Just then, he watched a piece of his paradise disappear. A chunk of land about 15 feet long and about 6 feet wide slid into the big lake, trees and all, as he sat nearby.
"I wanted to start crying. I'm watching this beautiful, pristine shoreline fall into the lake," Jensen said. "I just stood there in awe."
With Lake Superior just 2 inches short last month of its record high water level, it wasn't the first chunk of Jensen's shoreline to erode recently. And if the gales of November come early, before the water level has a chance to go down as it typically does this time of year, the devastation could be widespread, Jensen and others worry.
Already, the high lake level is sinking fixed docks and causing problems as water seeps into homes on Duluth's saturated sandy spit known as Park Point. It's a big change from a decade ago, when water levels sat at a record low; the lake is now 31 inches higher than it was in August and September of 2007.

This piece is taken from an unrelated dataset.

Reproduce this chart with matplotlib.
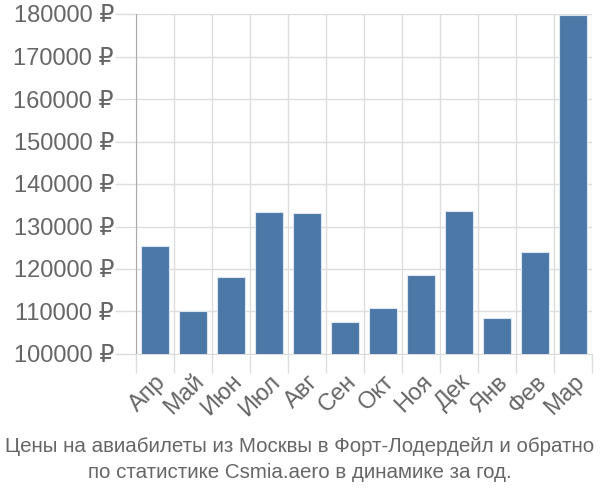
import matplotlib.pyplot as plt
import numpy as np

plt.rcParams['font.family'] = ['Liberation Sans', 'DejaVu Sans']

# данные
months = ["Апр", "Май", "Июн", "Июл", "Авг", "Сен", "Окт", "Ноя", "Дек", "Янв", "Фев", "Мар"]
prices = [125300, 110000, 118000, 133400, 133200, 107500, 110800, 118700, 133600, 108500, 124000, 179800]
yticks = [100000, 110000, 120000, 130000, 140000, 150000, 160000, 170000, 180000]
title = "Цены на авиабилеты из Москвы в Форт-Лодердейл и обратно\nпо статистике Csmia.aero в динамике за год."

fig = plt.figure(figsize=(6, 5), dpi=100)
ax = fig.add_axes([0.227, 0.292, 0.760, 0.680])

x = np.arange(len(months))
ax.bar(x, prices, width=0.74, color="#4c78a8", edgecolor="#dde6f0", linewidth=0.8, zorder=3)

ax.set_xlim(-0.5, len(months) - 0.5)
ax.set_ylim(100000, 180000)

# сетка
ax.set_yticks(yticks)
ax.set_yticklabels(["%d ₽" % v for v in yticks])
ax.set_xticks(x)
ax.set_xticklabels(months, rotation=45, ha="right", va="top", rotation_mode="anchor")
ax.set_xticks(np.arange(-0.5, len(months)), minor=True)
ax.grid(axis="y", color="#dddddd", linewidth=1, zorder=0)
ax.grid(axis="x", which="minor", color="#dddddd", linewidth=1, zorder=0)
ax.tick_params(axis="y", length=15, color="#dddddd", width=1, labelsize=17, labelcolor="#666666", pad=1)
ax.tick_params(axis="x", which="major", length=0, labelsize=17, labelcolor="#666666", pad=12)
ax.tick_params(axis="x", which="minor", length=14, color="#dddddd", width=1)

for s in ["top", "right"]:
    ax.spines[s].set_visible(False)
ax.spines["bottom"].set_color("#dddddd")
ax.spines["left"].set_color("#aaaaaa")
ax.spines["left"].set_bounds(100000, 180000)

fig.text(0.5, 0.081, title, ha="center", va="center", fontsize=14.8, color="#666666",
         linespacing=1.45)

fig.savefig("out.png", dpi=100)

For the past 10 years, the Lake Superior basin has been getting above average rainfall, said Missy Kropfreiter, a hydraulic engineer with the Detroit District of the U.S. Army Corps of Engineers. Last month, for instance, the basin received 30 percent more rainfall than average.
While some property owners have been calling on officials to let more water out of the lake at its gates on the St. Marys River, international regulations dictate outflow.
"This is not just a U.S. facility or a U.S. lake, there is an international interest at stake here ... there's an official process that has to occur," Kropfreiter said. "We can't just rip open a bunch of gates to draw the lake down."